Saracens were fully deserving of their victory because they showed more cohesion as a unit and took advantage of Gloucester's understandably fragile structure in a team that was obviously gelling in key areas.
"To me, tonight is not a success because we didn't win the game and I think it was fairly obvious that for the first 40 minutes we were very much a side finding our feet," said head coach Dean Ryan.
"We looked sharper in the second half, particularly when we played with speed, but I am positive that when some more familiar faces come back into the side we take that performance forward because that was a development for a lot of unfamiliar players.

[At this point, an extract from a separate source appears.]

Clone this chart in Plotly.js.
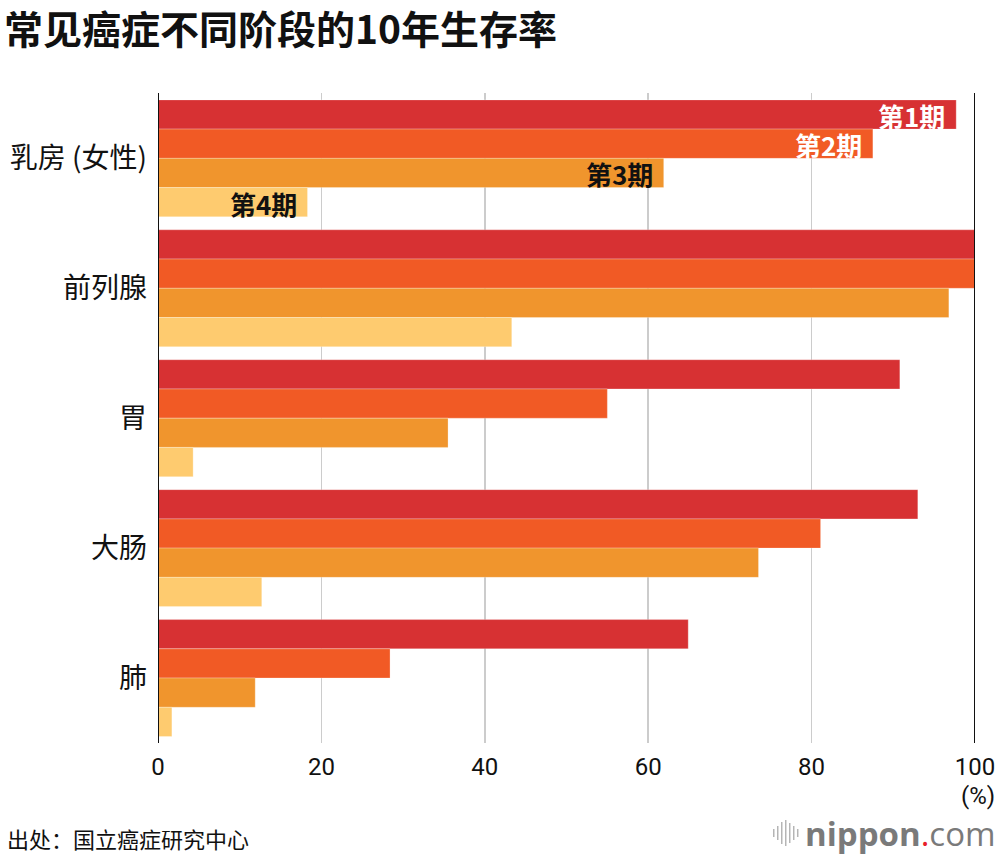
<!DOCTYPE html>
<html>
<head>
<meta charset="utf-8">
<script src="https://cdn.plot.ly/plotly-3.0.1.min.js"></script>
<style>
  html, body { margin: 0; padding: 0; background: #fff; }
  #chart { width: 1000px; height: 856px; }
</style>
</head>
<body>
<div id="chart"></div>
<script>
const categories = ['乳房 (女性)', '前列腺', '胃', '大肠', '肺'];
const stageNames = ['第1期', '第2期', '第3期', '第4期'];
const stage1 = [97.7, 100, 90.8, 93.0, 64.9];
const stage2 = [87.5, 100, 55.0, 81.1, 28.4];
const stage3 = [61.9, 96.8, 35.5, 73.5, 11.9];
const stage4 = [18.3, 43.3, 4.3, 12.7, 1.7];
const xTicks = [0, 20, 40, 60, 80, 100];

const colors = ['#D73133', '#F15A25', '#F0952D', '#FECB6F'];
const labelColors = ['#ffffff', '#ffffff', '#111111', '#111111'];
const series = [stage1, stage2, stage3, stage4];

const CJK = '"Noto Sans CJK SC", "Noto Sans", sans-serif';
const NUM = 'Roboto, "Liberation Sans", sans-serif';

const traces = series.map((vals, i) => ({
  type: 'bar',
  orientation: 'h',
  name: stageNames[i],
  y: categories,
  x: vals,
  marker: { color: colors[i], line: { color: 'rgba(255,255,255,0.45)', width: 0.6 } },
  hoverinfo: 'x+y+name',
  cliponaxis: true
}));

const groupWidth = 0.9;
const barW = groupWidth / 4;
const stageAnnotations = stageNames.map((s, i) => ({
  x: series[i][0],
  y: 0 - groupWidth / 2 + barW * (i + 0.5),
  xref: 'x', yref: 'y',
  text: '<b>' + s + '</b>',
  showarrow: false,
  xanchor: 'right', yanchor: 'middle',
  xshift: -9, yshift: -1,
  font: { family: CJK, size: 26, color: labelColors[i] }
}));

const W = 1000, H = 856, ML = 157.5, MR = 24.5, MT = 93, MB = 113;
const PW = W - ML - MR, PH = H - MT - MB;
function px(xp) { return (xp - ML) / PW; }
function py(yp) { return (H - MB - yp) / PH; }

const annotations = stageAnnotations.concat([
  {
    x: 100, y: 0, xref: 'x', yref: 'paper',
    text: '(%)', showarrow: false,
    xanchor: 'center', yanchor: 'middle', yshift: -53, xshift: 3,
    font: { family: NUM, size: 24, color: '#111' }
  },
  {
    x: px(4), y: py(838), xref: 'paper', yref: 'paper',
    text: '出处：国立癌症研究中心', showarrow: false,
    xanchor: 'left', yanchor: 'middle',
    font: { family: CJK, size: 22, color: '#111' }
  },
  {
    x: px(999), y: py(833), xref: 'paper', yref: 'paper',
    text: '<b>nippon</b><span style="color:#E8202A">.</span>com', showarrow: false,
    xanchor: 'right', yanchor: 'middle',
    font: { family: '"Open Sans", sans-serif', size: 33, color: '#7a7a7a' }
  }
]);

const waveX = [774, 778, 782, 786, 790, 794, 798];
const waveH = [8, 14, 22, 26, 20, 14, 8];
const shapes = [
  { type: 'line', xref: 'x', yref: 'paper', x0: 0, x1: 0, y0: 0, y1: 1, line: { color: '#111', width: 2 }, layer: 'above' },
  { type: 'line', xref: 'x', yref: 'paper', x0: 100, x1: 100, y0: 0, y1: 1, line: { color: '#111', width: 2 }, layer: 'above' }
];
waveX.forEach((wx, i) => {
  shapes.push({
    type: 'line', xref: 'paper', yref: 'paper',
    x0: px(wx), x1: px(wx), y0: py(833 - waveH[i] / 2), y1: py(833 + waveH[i] / 2),
    line: { color: '#b5b5b5', width: 1.5 }
  });
});

const layout = {
  width: W, height: H,
  margin: { l: ML, r: MR, t: MT, b: MB, pad: 0 },
  paper_bgcolor: '#fff', plot_bgcolor: '#fff',
  showlegend: false,
  barmode: 'group',
  bargap: 0.1,
  bargroupgap: 0,
  title: {
    text: '<b>常见癌症不同阶段的10年生存率</b>',
    xref: 'container', yref: 'container',
    x: 4 / 1000, xanchor: 'left',
    y: 1 - 30 / 856, yanchor: 'middle',
    font: { family: CJK, size: 39, color: '#111' }
  },
  xaxis: {
    range: [0, 100],
    tickvals: xTicks,
    ticktext: xTicks.map(String),
    showgrid: true, gridcolor: '#cccccc', gridwidth: 1.5,
    zeroline: false, showline: false,
    ticks: '', ticklabelstandoff: 7,
    tickfont: { family: NUM, size: 24, color: '#111' },
    fixedrange: true
  },
  yaxis: {
    type: 'category',
    autorange: 'reversed',
    showgrid: false, zeroline: false, showline: false,
    ticks: '', ticklabelstandoff: 10,
    tickfont: { family: CJK, size: 28, color: '#111' },
    fixedrange: true
  },
  annotations: annotations,
  shapes: shapes
};

Plotly.newPlot('chart', traces, layout, { displayModeBar: false, staticPlot: true });
</script>
</body>
</html>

"There were lots of new faces and it is difficult to ask a new half-back pairing to run a game for you, but we saw the organisational skills of Marco Bortolami in the line-out, a powerful effort from Christian Califano and Willie Walker looks a tidy player.

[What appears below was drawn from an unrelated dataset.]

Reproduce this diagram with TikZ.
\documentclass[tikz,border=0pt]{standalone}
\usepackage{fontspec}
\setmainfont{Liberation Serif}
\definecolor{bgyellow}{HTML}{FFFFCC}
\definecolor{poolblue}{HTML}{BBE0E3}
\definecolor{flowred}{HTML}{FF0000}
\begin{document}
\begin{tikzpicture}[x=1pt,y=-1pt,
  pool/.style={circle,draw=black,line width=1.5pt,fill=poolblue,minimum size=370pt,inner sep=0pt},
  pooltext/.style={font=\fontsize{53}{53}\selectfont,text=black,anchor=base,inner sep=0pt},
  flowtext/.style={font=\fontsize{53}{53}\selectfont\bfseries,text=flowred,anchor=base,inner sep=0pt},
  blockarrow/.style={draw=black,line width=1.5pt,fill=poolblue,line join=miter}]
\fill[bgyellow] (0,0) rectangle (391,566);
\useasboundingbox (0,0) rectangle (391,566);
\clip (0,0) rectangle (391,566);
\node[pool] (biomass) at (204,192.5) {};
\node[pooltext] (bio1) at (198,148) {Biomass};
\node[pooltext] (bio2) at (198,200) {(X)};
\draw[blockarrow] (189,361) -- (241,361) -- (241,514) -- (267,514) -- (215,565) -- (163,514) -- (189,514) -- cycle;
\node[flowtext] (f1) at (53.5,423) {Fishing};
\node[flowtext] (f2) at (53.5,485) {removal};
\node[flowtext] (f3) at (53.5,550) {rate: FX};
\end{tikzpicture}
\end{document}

"Will James has been at Cornish Pirates but I am convinced there is plenty to come from him in the future too.
"The task now is to get some more regular faces back and enhance what we are aiming to do."
Bortolami ran the line-out with streetwise effectiveness, James announced himself to the Kingsholm public inside two minutes with a monstrous demolition of Ben Skirving and when Califano was introduced in the second half, Gloucester won a free-kick from virtually every scrum.
But it was Saracens who were slicker. Glen Jackson was a serious handful at 10, Kevon Sorrell and Ben Johnston ran hard and they kept the ball far better.
Their first try came when Dan Scarbrough and Richard Haughton sustained an attack and when play switched left, Jackson stepped the cover to score after 22 minutes with a lovely angled run.
The second try came four minutes later when scrum-half Alan Dickens tapped a quick penalty to himself close to the line following a neat break by Sorrell.
Gloucester huffed and puffed - Adam Balding, James Merriman and Peter Buxton were always willing to carry ball - but there was little spark and Saracens scored again immediately after the re-start to make it 19-0 when Kris Chesney finished off a penetrating move after Rudi Keil had been penalised for off-side.
And when Ben Russell took another searching pass from Jackson, Saracens were 24-0 ahead with 30 minutes remaining.
Gloucester then made a couple of replacements and both paid instant dividends. Califano's first act was to literally twist a scrum 90 degrees and with Mefin Davies on at hooker, the line-out firmed up.
It was Davies who grabbed the first try, running round to join a line-out and be buried over the line and the set-piece routine worked again ith nine minutes to go for Merriman to be in the vanguard of the move to score.
Walker converted both but the comeback was too late and Saracens were left comfortable 24-14 winners.